In a letter to employees Monday, Tribune Publishing CEO Justin Dearborn said the capital infusion will be used to finance and accelerate the company’s “transformative” growth strategy, and said Soon-Shiong was “fully supportive of our transformation plan.”

On May 16, Gannett boosted its all-cash offer to acquire Tribune Publishing to $15 per share, raising the stakes after the owner of the Chicago Tribune, Los Angeles Times and other major newspapers earlier this month rejected an unsolicited $12.25-a-share bid.

The revised offer values the company at $864 million, including the assumption of $385 million in debt, and represents a 99 percent premium to the price Tribune Publishing stock was trading at before Gannett made its initial offer public April 25.

Michael Ferro became Tribune Publishing’s largest shareholder in early February when his investment firm, Merrick Media, bought a 16.6 percent stake in a $44.4 million deal that priced the stock at $8.50 per share.

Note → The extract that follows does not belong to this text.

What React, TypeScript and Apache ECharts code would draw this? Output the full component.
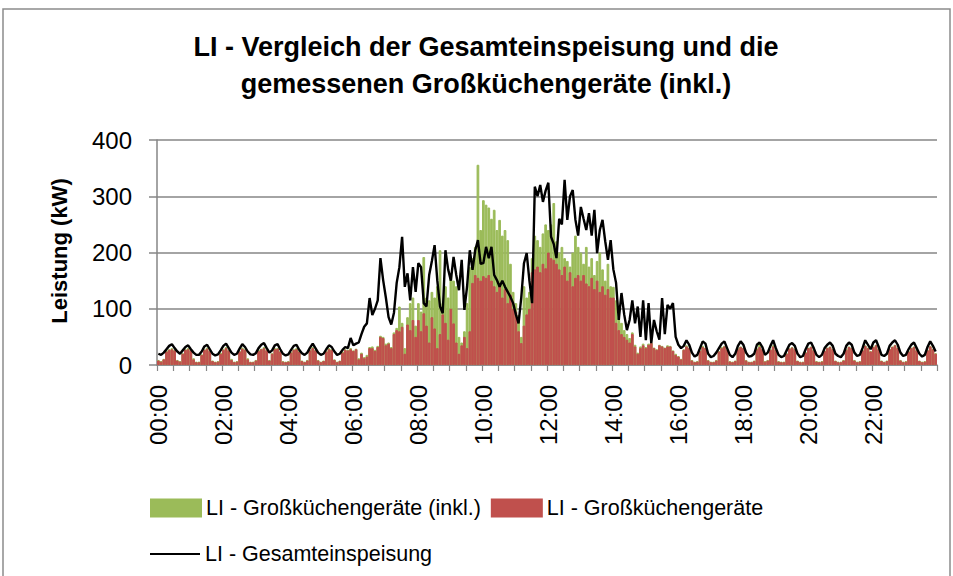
import React, { useEffect, useRef } from "react";
import * as echarts from "echarts";

const FONT = '"Liberation Sans", Arial, sans-serif';

const titleLines = [
  "LI - Vergleich der Gesamteinspeisung und die",
  "gemessenen Großküchengeräte (inkl.)",
];
const yAxisTitle = "Leistung (kW)";
const seriesNames = [
  "LI - Großküchengeräte (inkl.)",
  "LI - Großküchengeräte",
  "LI - Gesamteinspeisung",
];

// 5-minute time categories 00:00 … 23:55
const times: string[] = [];
for (let h = 0; h < 24; h++) {
  for (let m = 0; m < 60; m += 5) {
    times.push(String(h).padStart(2, "0") + ":" + String(m).padStart(2, "0"));
  }
}

// LI - Gesamteinspeisung (kW), 5-min values
const total = [
  20, 18, 22, 28, 34, 37, 30, 24, 20, 26, 32, 35,
  28, 22, 18, 18, 24, 33, 36, 28, 20, 17, 19, 26,
  34, 38, 30, 22, 18, 20, 29, 37, 32, 24, 19, 18,
  21, 30, 36, 39, 30, 22, 26, 35, 37, 28, 20, 17,
  19, 27, 34, 36, 27, 21, 18, 22, 31, 38, 30, 22,
  18, 20, 28, 35, 32, 24, 18, 20, 27, 32, 30, 48,
  35, 38, 40, 55, 68, 74, 119, 89, 100, 115, 190, 151,
  120, 85, 72, 93, 146, 174, 228, 139, 163, 115, 174, 130,
  181, 174, 110, 104, 160, 185, 213, 150, 104, 92, 204, 170,
  150, 192, 160, 133, 187, 98, 140, 204, 169, 204, 222, 180,
  181, 210, 190, 210, 160, 151, 139, 150, 139, 130, 121, 110,
  90, 74, 120, 181, 199, 150, 110, 317, 300, 320, 290, 310,
  324, 228, 215, 190, 260, 250, 329, 258, 300, 311, 258, 230,
  281, 260, 240, 270, 230, 276, 199, 240, 258, 220, 187, 222,
  170, 146, 80, 128, 90, 62, 80, 115, 74, 104, 50, 115,
  44, 110, 39, 80, 60, 45, 119, 55, 107, 100, 110, 50,
  36, 30, 34, 44, 36, 22, 15, 18, 30, 42, 38, 20,
  14, 16, 22, 30, 38, 42, 30, 18, 14, 20, 34, 42,
  36, 22, 15, 16, 20, 36, 40, 32, 18, 22, 34, 44,
  30, 18, 14, 16, 26, 36, 39, 34, 20, 14, 16, 28,
  38, 40, 30, 18, 14, 18, 30, 36, 40, 34, 20, 16,
  14, 20, 34, 40, 36, 22, 16, 18, 30, 44, 36, 28,
  40, 44, 32, 18, 16, 20, 34, 40, 44, 36, 22, 16,
  18, 28, 36, 40, 30, 20, 15, 18, 32, 42, 34, 24,
];

// LI - Großküchengeräte (inkl.) (kW)
const inkl = [
  9, 7, 11, 26, 28, 30, 27, 9, 7, 21, 28, 30,
  27, 12, 6, 6, 19, 28, 31, 26, 8, 6, 7, 22,
  28, 32, 27, 11, 6, 7, 25, 31, 28, 12, 6, 6,
  9, 27, 29, 32, 27, 9, 21, 30, 30, 25, 7, 6,
  7, 23, 28, 30, 25, 8, 6, 9, 27, 32, 27, 9,
  6, 8, 25, 30, 28, 10, 6, 8, 24, 28, 27, 30,
  26, 29, 12, 22, 14, 18, 32, 33, 27, 34, 52, 50,
  38, 40, 32, 58, 66, 104, 75, 30, 85, 110, 120, 70,
  110, 95, 192, 120, 115, 130, 120, 140, 204, 110, 140, 120,
  160, 150, 140, 50, 40, 60, 110, 174, 190, 210, 356, 240,
  293, 285, 280, 260, 276, 240, 258, 230, 240, 222, 180, 130,
  110, 89, 50, 140, 120, 130, 190, 230, 222, 210, 234, 250,
  240, 250, 288, 220, 200, 210, 190, 185, 175, 200, 230, 210,
  200, 180, 210, 175, 190, 160, 185, 200, 170, 150, 180, 140,
  139, 115, 85, 75, 62, 55, 48, 58, 36, 22, 33, 38,
  32, 38, 40, 31, 28, 36, 34, 31, 35, 34, 26, 20,
  16, 11, 28, 35, 31, 9, 6, 7, 26, 34, 31, 9,
  6, 6, 9, 25, 32, 34, 28, 7, 6, 8, 30, 33,
  31, 9, 6, 6, 8, 30, 40, 29, 7, 9, 28, 35,
  28, 7, 6, 6, 21, 30, 32, 29, 8, 6, 6, 23,
  31, 33, 27, 7, 6, 7, 26, 31, 33, 29, 8, 6,
  6, 9, 28, 33, 31, 9, 6, 7, 27, 35, 31, 25,
  33, 36, 29, 8, 6, 8, 29, 33, 36, 31, 9, 6,
  7, 25, 31, 33, 27, 8, 6, 7, 27, 34, 29, 21,
];

// LI - Großküchengeräte (kW)
const geraete = [
  8, 6, 10, 24, 27, 28, 26, 8, 6, 20, 27, 28,
  26, 10, 5, 5, 18, 27, 29, 25, 7, 5, 6, 20,
  27, 30, 26, 9, 5, 6, 24, 29, 27, 10, 5, 5,
  8, 25, 28, 30, 26, 8, 20, 28, 29, 24, 6, 5,
  6, 22, 27, 28, 24, 7, 5, 8, 26, 30, 26, 8,
  5, 7, 24, 28, 27, 9, 5, 7, 22, 27, 26, 28,
  25, 28, 10, 20, 12, 15, 30, 30, 25, 32, 50, 48,
  35, 38, 30, 55, 62, 60, 68, 20, 72, 62, 80, 50,
  80, 60, 92, 70, 40, 85, 65, 30, 55, 90, 75, 45,
  100, 74, 40, 20, 35, 50, 30, 60, 146, 160, 155, 150,
  158, 155, 160, 150, 140, 130, 145, 120, 135, 110, 125, 100,
  95, 60, 39, 70, 90, 100, 165, 170, 175, 165, 180, 172,
  200, 190, 187, 180, 170, 160, 175, 150, 165, 140, 155, 160,
  150, 160, 145, 140, 155, 135, 150, 130, 140, 125, 135, 120,
  120, 75, 62, 55, 50, 45, 40, 55, 33, 20, 30, 35,
  30, 36, 39, 30, 27, 35, 33, 30, 33, 33, 25, 18,
  15, 10, 27, 33, 30, 8, 5, 6, 25, 32, 30, 8,
  5, 5, 8, 24, 30, 33, 27, 6, 5, 7, 28, 32,
  30, 8, 5, 5, 7, 28, 32, 28, 6, 8, 27, 33,
  27, 6, 5, 5, 20, 29, 31, 28, 7, 5, 5, 22,
  30, 32, 26, 6, 5, 6, 25, 30, 32, 28, 7, 5,
  5, 8, 27, 32, 30, 8, 5, 6, 26, 34, 30, 24,
  32, 35, 28, 7, 5, 7, 28, 32, 35, 30, 8, 5,
  6, 24, 30, 32, 26, 7, 5, 6, 26, 33, 28, 20,
];

const GREEN = "#9BBB59";
const RED = "#C0504D";
const GRID_GRAY = "#868686";

export default function App() {
  const ref = useRef<HTMLDivElement>(null);

  useEffect(() => {
    if (!ref.current) return;
    const chart = echarts.init(ref.current, null, { renderer: "svg" });
    const option: any = {
      animation: false,
      backgroundColor: "#fff",
      grid: { left: 157, right: 16, top: 140, bottom: 211, containLabel: false },
      graphic: [
        {
          type: "rect",
          silent: true,
          z: -10,
          shape: { x: 3, y: 9, width: 947, height: 620 },
          style: { fill: "none", stroke: "#8c8c8c", lineWidth: 1.5 },
        },
        {
          type: "text",
          x: 486,
          y: 47,
          style: {
            text: titleLines[0],
            align: "center",
            verticalAlign: "middle",
            fontFamily: FONT,
            fontSize: 27,
            fontWeight: "bold",
            fill: "#000",
          },
        },
        {
          type: "text",
          x: 486,
          y: 84,
          style: {
            text: titleLines[1],
            align: "center",
            verticalAlign: "middle",
            fontFamily: FONT,
            fontSize: 27,
            fontWeight: "bold",
            fill: "#000",
          },
        },
        {
          type: "text",
          x: 59,
          y: 251,
          rotation: Math.PI / 2,
          style: {
            text: yAxisTitle,
            align: "center",
            verticalAlign: "middle",
            fontFamily: FONT,
            fontSize: 22,
            fontWeight: "bold",
            fill: "#000",
          },
        },
      ],
      legend: [
        {
          data: [seriesNames[0], seriesNames[1]],
          left: 145,
          top: 492,
          itemWidth: 50,
          itemHeight: 17,
          itemGap: 10,
          icon: "rect",
          textStyle: { fontFamily: FONT, fontSize: 21.5, color: "#000" },
        },
        {
          data: [{ name: seriesNames[2], icon: "rect" }],
          left: 145,
          top: 538,
          itemWidth: 50,
          itemHeight: 2,
          itemStyle: { color: "#000", borderWidth: 0 },
          lineStyle: { width: 0 },
          textStyle: { fontFamily: FONT, fontSize: 21.5, color: "#000" },
        },
      ],
      xAxis: {
        type: "category",
        data: times,
        boundaryGap: true,
        axisLine: { lineStyle: { color: GRID_GRAY, width: 1.5 } },
        axisTick: {
          show: true,
          interval: 5,
          length: 6,
          lineStyle: { color: GRID_GRAY, width: 1.2 },
        },
        axisLabel: {
          interval: 23,
          rotate: 90,
          margin: 20,
          fontFamily: FONT,
          fontSize: 24,
          color: "#000",
        },
        splitLine: { show: false },
      },
      yAxis: {
        type: "value",
        min: 0,
        max: 400,
        interval: 100,
        axisLine: { show: true, lineStyle: { color: GRID_GRAY, width: 1.5 } },
        axisTick: { show: true, length: 8, lineStyle: { color: GRID_GRAY, width: 1.5 } },
        axisLabel: { margin: 25, fontFamily: FONT, fontSize: 24, color: "#000" },
        splitLine: { show: true, lineStyle: { color: GRID_GRAY, width: 1.5 } },
      },
      series: [
        {
          name: seriesNames[0],
          type: "bar",
          data: inkl,
          barGap: "-100%",
          barCategoryGap: "0%",
          itemStyle: { color: GREEN, borderColor: GREEN, borderWidth: 1 },
        },
        {
          name: seriesNames[1],
          type: "bar",
          data: geraete,
          barGap: "-100%",
          barCategoryGap: "0%",
          itemStyle: { color: RED, borderColor: RED, borderWidth: 1 },
        },
        {
          name: seriesNames[2],
          type: "line",
          data: total,
          symbol: "none",
          showSymbol: false,
          lineStyle: { color: "#000", width: 2.4 },
          itemStyle: { color: "#000" },
          z: 5,
        },
      ],
    };
    chart.setOption(option);
    return () => chart.dispose();
  }, []);

  return (
    <div
      ref={ref}
      style={{ position: "absolute", left: 0, top: 0, width: 953, height: 576 }}
    />
  );
}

While Tribune Publishing’s board rejected Gannett’s $15 per share offer, it opened the door to further discussions with a mutual nondisclosure agreement allowing Gannett access to financial information “to assess whether a transaction in the best interests of Tribune and Gannett shareholders can be negotiated,” Dearborn said in the letter to employees.

Oaktree, which owns 4.695 million shares of Tribune Publishing stock, sent a letter Friday to the Tribune Publishing board calling for the establishment of an independent committee with its own independent advisers to consider Gannett’s proposal.

On Sunday, Dearborn sent a letter to Oaktree Vice Chairman John Frank, which stated that Oaktree has “recently rejected” an offer from an independent third party to acquire its stake in Tribune Publishing for $15 per share. The letter, which was filed with the Securities and Exchange Commission, goes on to suggest that Oaktree and Gannett were working together to facilitate the acquisition.

“Frankly, our entire board is perplexed by the apparently coordinated behavior of Gannett and Oaktree, and we question Oaktree’s underlying motives,” Dearborn said in the letter.

Oaktree’s Frank responded with a letter to Dearborn on Sunday denying that they had a received a $15 per share offer from an independent third party, but rather an overture from Ferro representing another buyer.

“We declined to entertain such an offer, in significant part because we believe that a better price than $15 per share would be available if the Tribune Publishing Board would engage constructively with Gannett,” Frank said in the letter, which was also filed with the SEC.